Screwed Server Checklist

Posted on Sat 28 April 2012 in Tech

My servers started getting unusably slow at peak hours lately and I decided, midst panic to vaguely attempt to document the various things I had to go through to narrow down the problem, anyway I'm sticking them up here so a) I don't lose the list and b) it might be of use to someone else. Some are obvious, some less so. I've already forgotten half of what I did to fix it, so here's the other half before I forget anything else.

Note:This is only meant to give you a pragmatic, last minute ditch attempt at diagnosing problems roughly. In essence, to give an idea of what to look for and dig when you come across signs of strangeness. I'm sure nagios, serverdensity, munin or whatever else can diagnose these things far quicker and better, so just assume we're far beyond clever solutions. It's essentially for the idiots like me who barely change any of their servers configuration to handle scaling at all well.

other handy tips I should be aware of, let me know here.

This is meant for a LAMP install(more specifically ubuntu), so may be slanted that way, but most of the tips should work depending on your distro of choice.

Processes

top/htop -> An obvious one, should be your first point of entry,

Memory

free -m -> Free ram, could there be a lot of IO to disk? Again, obvious.

Hard-Disk

df -h -> Another obvious one, is your disk full?

Network

sudo iftop -> This one requires installation on ubuntu but it's in apt so shouldn't be a big deal(unless of course your network is in fact screwed). Anyway, check those numbers, check your b/w restrictions, then do the math.

DNS

Does banging the servers ip into your local hosts file speed this up? If so, it could be a DNS issue.

MySQL

watch -n 1 mysqladmin  user=mysql_user  password=mysql_password processlist

-> This command will watch live mysql queries being executed. Noticing any crap queries running insanely long? This could be your issue.

And directly related to slow crap queries do you have an large tables that say might be causing a serious performance issue?
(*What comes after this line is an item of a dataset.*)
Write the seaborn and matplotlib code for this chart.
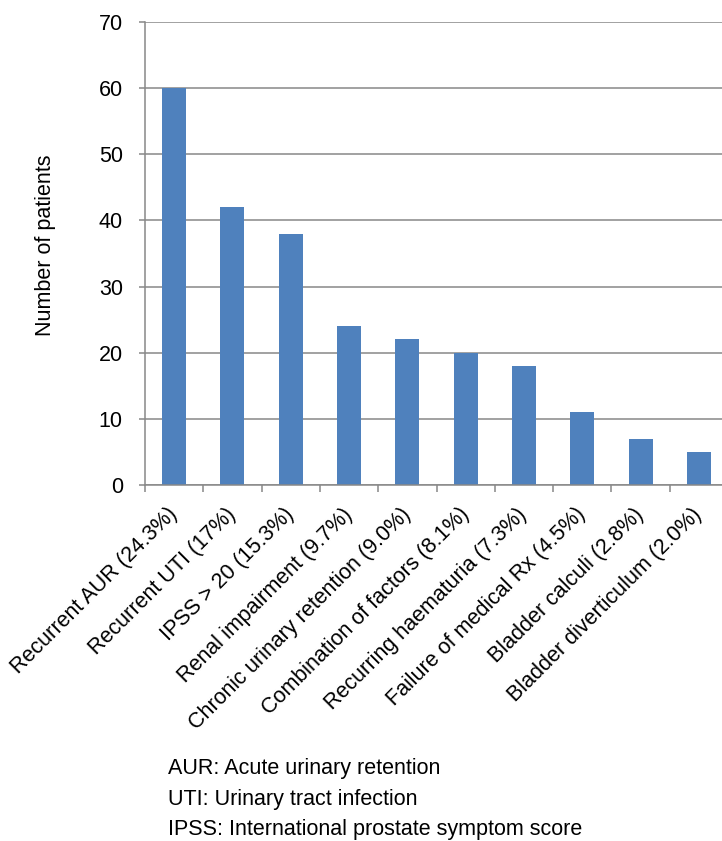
import matplotlib
matplotlib.use("Agg")
import matplotlib.pyplot as plt
import seaborn as sns
import pandas as pd

categories = ["Recurrent AUR (24.3%)", "Recurrent UTI (17%)", "IPSS > 20 (15.3%)",
              "Renal impairment (9.7%)", "Chronic urinary retention (9.0%)",
              "Combination of factors (8.1%)", "Recurring haematuria (7.3%)",
              "Failure of medical Rx (4.5%)", "Bladder calculi (2.8%)",
              "Bladder diverticulum (2.0%)"]
patients = [60, 42, 38, 24, 22, 20, 18, 11, 7, 5]
y_ticks = [0, 10, 20, 30, 40, 50, 60, 70]
footnotes = ["AUR: Acute urinary retention",
             "UTI: Urinary tract infection",
             "IPSS: International prostate symptom score"]

sns.set_theme(style="white")
plt.rcParams['font.family'] = ['Liberation Sans', 'DejaVu Sans']

FS = 15.5
W, H = 722, 841
fig = plt.figure(figsize=(W/100, H/100), dpi=100)
left, right, top, bottom = 145, 728, 22, 485
ax = fig.add_axes([left/W, 1-bottom/H, (right-left)/W, (bottom-top)/H])

df = pd.DataFrame({"cat": categories, "n": patients})
sns.barplot(data=df, x="cat", y="n", ax=ax, color="#4F81BD", saturation=1,
            width=0.41, zorder=3, linewidth=0, edgecolor="none")

grid_c = "#888888"
ax.set_ylim(0, 70)
ax.set_xlim(-0.5, len(categories)-0.5)
ax.set_yticks(y_ticks)
ax.yaxis.grid(True, color=grid_c, linewidth=1.1, zorder=0)
ax.xaxis.grid(False)
for s in ["top", "right"]:
    ax.spines[s].set_visible(False)
for s in ["left", "bottom"]:
    ax.spines[s].set_color(grid_c)
    ax.spines[s].set_linewidth(1.1)
    ax.spines[s].set_zorder(4)

ax.tick_params(axis="y", which="major", direction="out", length=4, width=1.1,
               color=grid_c, labelsize=FS, pad=12, left=True, labelcolor="black")
ax.set_xticks([i + 0.5 for i in range(-1, len(categories))], minor=True)
ax.tick_params(axis="x", which="minor", direction="out", length=5, width=1.1,
               color=grid_c, bottom=True)
ax.tick_params(axis="x", which="major", length=0, pad=19, labelsize=FS,
               labelcolor="black")
ax.set_xticks(range(len(categories)))
ax.set_xticklabels(categories, rotation=45, ha="right", va="center",
                   rotation_mode="anchor")

ax.set_xlabel("")
ax.set_ylabel("Number of patients", fontsize=FS, color="black")
ax.yaxis.set_label_coords(-0.153, 0.518)

ys = [774, 805, 835]
for t, yy in zip(footnotes, ys):
    fig.text(168/W, 1-yy/H, t, fontsize=FS, va="baseline", ha="left", color="black")

fig.savefig("out.png", dpi=100)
Here's a mysql query to grab the largest tables on your server.

SELECT CONCAT(table_schema, '.', table_name), CONCAT(ROUND(table_rows / 1000000, 2), 'M') rows, CONCAT(ROUND(data_length / ( 1024 * 1024 * 1024 ), 2), 'G') DATA, CONCAT(ROUND(index_length / ( 1024 * 1024 * 1024 ), 2), 'G') idx, CONCAT(ROUND(( data_length + index_length ) / ( 1024 * 1024 * 1024 ), 2), 'G') total_size, ROUND(index_length / data_length, 2) idxfrac FROM information_schema.TABLES ORDER BY data_length + index_length DESC LIMIT 10;

Index your tables better or truncate crap you don't need.

Apache

ps ax | grep apache | wc -l

Let's assume you didn't change your ubuntu default apache configuration, if your MaxChild setting is at 150 and the value returned from the above command is stuck at over 150(wc will match the ps command too), then here's your problem. It may "look" like your network is slow but in fact it's apache being forced to queue requests.

Run ps aux | grep apache and see how much ram apache is taking on your server(you should see roughly what each concurrent connection is getting in terms of ram percentage). Do some math and see if you have the free ram to increase max childs, if you can, do so.

If not, reduce the keepalive value(essentially this isn't as scary as it sounds, quite a few major sites run without a keepalive value at all), but this entirely depends on your sites usage. Altering keepalive will lose you some speed, you're essentially cycling through the concurrent requests faster, so request 151 doesn't have to wait as long. But, you need to decide whether less speed for more people is better than speed with a hard concurrent limit.

You can also enable some of apache's new cleverer keepalive modules but again that goes beyond the scope of the post.